While most Iraq war films deal with the political and moral side of things, The Hurt Locker is primarily interested in racking up tension. Demonstrating once again that she’s as macho as any male filmmaker working today, Kathryn Bigelow uses the dusty, sun-bleached setting as a backdrop for muscular, edge-of-your-seat thrills. Despite including many of her recurring themes (addiction, obsession, risky adrenalin-seeking), the film is undoubtedly slight in terms of storytelling, functioning more as a series of long, slow-building set-pieces than a talky narrative journey.
That being true, Bigelow and her then-unknown leading man Jeremy Renner (who broke out here) effectively portray both the psychological effects of war and, on a more existential level, how some people just aren’t satisfied with a normal life. A reckless thrill-seeker who plays fast and loose with protocol, Renner’s bomb disposal expert is a man who only feels alive during life-or-death situations, a behavioural orientation which constantly endangers his two subordinates (Anthony Mackie and Brian Geraghty – both excellent).

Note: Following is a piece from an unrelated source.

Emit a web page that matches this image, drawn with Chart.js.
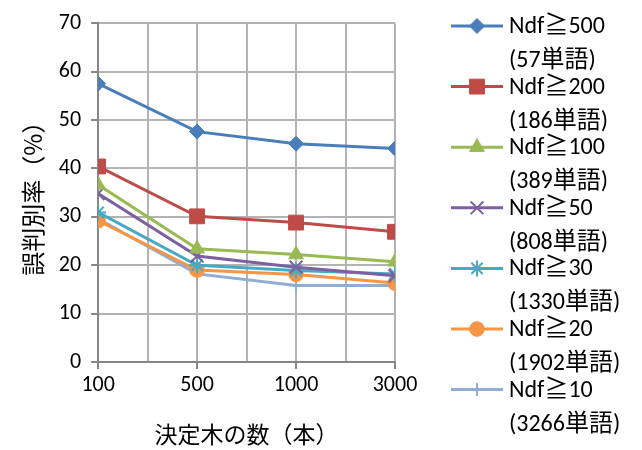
<!DOCTYPE html>
<html>
<head>
<meta charset="utf-8">
<script src="https://cdn.jsdelivr.net/npm/chart.js@4"></script>
<style>
  html, body { margin: 0; padding: 0; background: #fff; }
  #wrap { width: 642px; height: 450px; }
</style>
</head>
<body>
<div id="wrap"><canvas id="myChart" width="642" height="450"></canvas></div>
<script>
// categories (number of trees)
var categories = ['100', '500', '1000', '3000'];

// error rate (%) per Ndf threshold
var ndf500 = [57.5, 47.6, 45.1, 44.1];
var ndf200 = [40.4, 30.1, 28.8, 26.9];
var ndf100 = [36.6, 23.4, 22.2, 20.7];
var ndf50  = [34.8, 21.9, 19.6, 17.8];
var ndf30  = [30.9, 20.0, 18.9, 18.2];
var ndf20  = [29.2, 19.0, 18.1, 16.3];
var ndf10  = [29.6, 18.2, 15.8, 15.8];

var names = ['Ndf≧500', 'Ndf≧200', 'Ndf≧100', 'Ndf≧50', 'Ndf≧30', 'Ndf≧20', 'Ndf≧10'];
var wordCounts = ['(57単語)', '(186単語)', '(389単語)', '(808単語)', '(1330単語)', '(1902単語)', '(3266単語)'];
var yTicks = [0, 10, 20, 30, 40, 50, 60, 70];
var xGrid = [0, 0.5, 1, 1.5, 2, 2.5, 3];

var colors = ['#4a7ebb', '#be4b48', '#98b954', '#7d60a0', '#46aac5', '#f69544', '#91add3'];
var markers = ['rectRot', 'rect', 'triangle', 'crossRot', 'star', 'circle', 'cross'];
var radii = [7.5, 10.5, 8.5, 9, 8, 7.3, 6.5];
var thin = [false, false, false, true, true, false, true];
var series = [ndf500, ndf200, ndf100, ndf50, ndf30, ndf20, ndf10];

var latin = "Carlito, Lato, 'Noto Sans CJK JP', sans-serif";
var cjk = "'Noto Sans CJK JP', sans-serif";

var datasets = series.map(function(vals, i) {
    return {
        label: names[i],
        data: vals.map(function(v, j) { return { x: j, y: v }; }),
        borderColor: colors[i],
        backgroundColor: colors[i],
        borderWidth: 3,
        pointStyle: markers[i],
        pointRadius: radii[i],
        pointBorderWidth: thin[i] ? 2 : 1,
        pointBorderColor: colors[i],
        pointBackgroundColor: colors[i],
        tension: 0
    };
});

// legend drawn on the right, two lines per entry
var sideLegend = {
    id: 'sideLegend',
    afterDraw: function(chart) {
        var ctx = chart.ctx;
        ctx.save();
        ctx.font = '24px ' + latin;
        ctx.textBaseline = 'middle';
        ctx.textAlign = 'left';
        for (var i = 0; i < names.length; i++) {
            var y = 26 + i * 60.6;
            ctx.strokeStyle = colors[i];
            ctx.lineWidth = 3;
            ctx.beginPath();
            ctx.moveTo(451, y);
            ctx.lineTo(503, y);
            ctx.stroke();
            ctx.fillStyle = colors[i];
            ctx.lineWidth = thin[i] ? 2 : 1;
            Chart.helpers.drawPoint(ctx, {
                pointStyle: markers[i],
                radius: radii[i],
                rotation: 0,
                borderWidth: ctx.lineWidth
            }, 477, y);
            ctx.fillStyle = '#000';
            ctx.fillText(names[i], 509, y + 1);
            ctx.fillText(wordCounts[i], 509, y + 35);
        }
        ctx.restore();
    }
};

var ctx = document.getElementById('myChart').getContext('2d');
var myChart = new Chart(ctx, {
    type: 'line',
    data: { datasets: datasets },
    plugins: [sideLegend],
    options: {
        responsive: false,
        animation: false,
        layout: { padding: { top: 18, right: 247, left: 14, bottom: 2 } },
        plugins: {
            legend: { display: false },
            tooltip: { enabled: false }
        },
        scales: {
            x: {
                type: 'linear',
                min: 0,
                max: 3,
                afterBuildTicks: function(axis) {
                    axis.ticks = xGrid.map(function(v) { return { value: v }; });
                },
                ticks: {
                    autoSkip: false,
                    maxRotation: 0,
                    color: '#000',
                    font: { family: latin, size: 22 },
                    padding: 3,
                    callback: function(v) { return Number.isInteger(v) ? categories[v] : ' '; }
                },
                grid: {
                    color: '#b3b3b3',
                    lineWidth: 2,
                    tickLength: 7,
                    tickColor: function(c) { return Number.isInteger(c.tick.value) ? '#868686' : 'rgba(0,0,0,0)'; }
                },
                border: { color: '#868686', width: 2 },
                title: {
                    display: true,
                    text: '決定木の数（本）',
                    color: '#000',
                    font: { family: cjk, size: 23 },
                    padding: { top: 19, bottom: 0 }
                }
            },
            y: {
                min: 0,
                max: 70,
                afterBuildTicks: function(axis) {
                    axis.ticks = yTicks.map(function(v) { return { value: v }; });
                },
                ticks: {
                    color: '#000',
                    font: { family: latin, size: 22 },
                    padding: 10
                },
                grid: { color: '#b3b3b3', lineWidth: 2, tickLength: 7, tickColor: '#868686' },
                border: { color: '#868686', width: 2 },
                title: {
                    display: true,
                    text: '誤判別率（%）',
                    color: '#000',
                    font: { family: cjk, size: 24 },
                    padding: { bottom: 2 }
                }
            }
        }
    }
});
</script>
</body>
</html>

Though the slow-building occasionally drags, for the most part The Hurt Locker is a masterclass in how to build tension. Based on actual experiences (screenwriter-producer Mark Boal was an embedded reporter) and shot with docu-realism (filming took place close to the Iraq border, using handheld cameras), the whole thing feels very authentic. In truth, it’s not as much fun as the heightened ‘realism’ of, say, Point Break, but there are few directors who can stage action as skilfully as Bigelow. Additionally, the likes of Guy Pierce, Ralph Fiennes, David Morse and Evangeline ‘Kate from Lost‘ Lilly pop up in surprisingly small roles.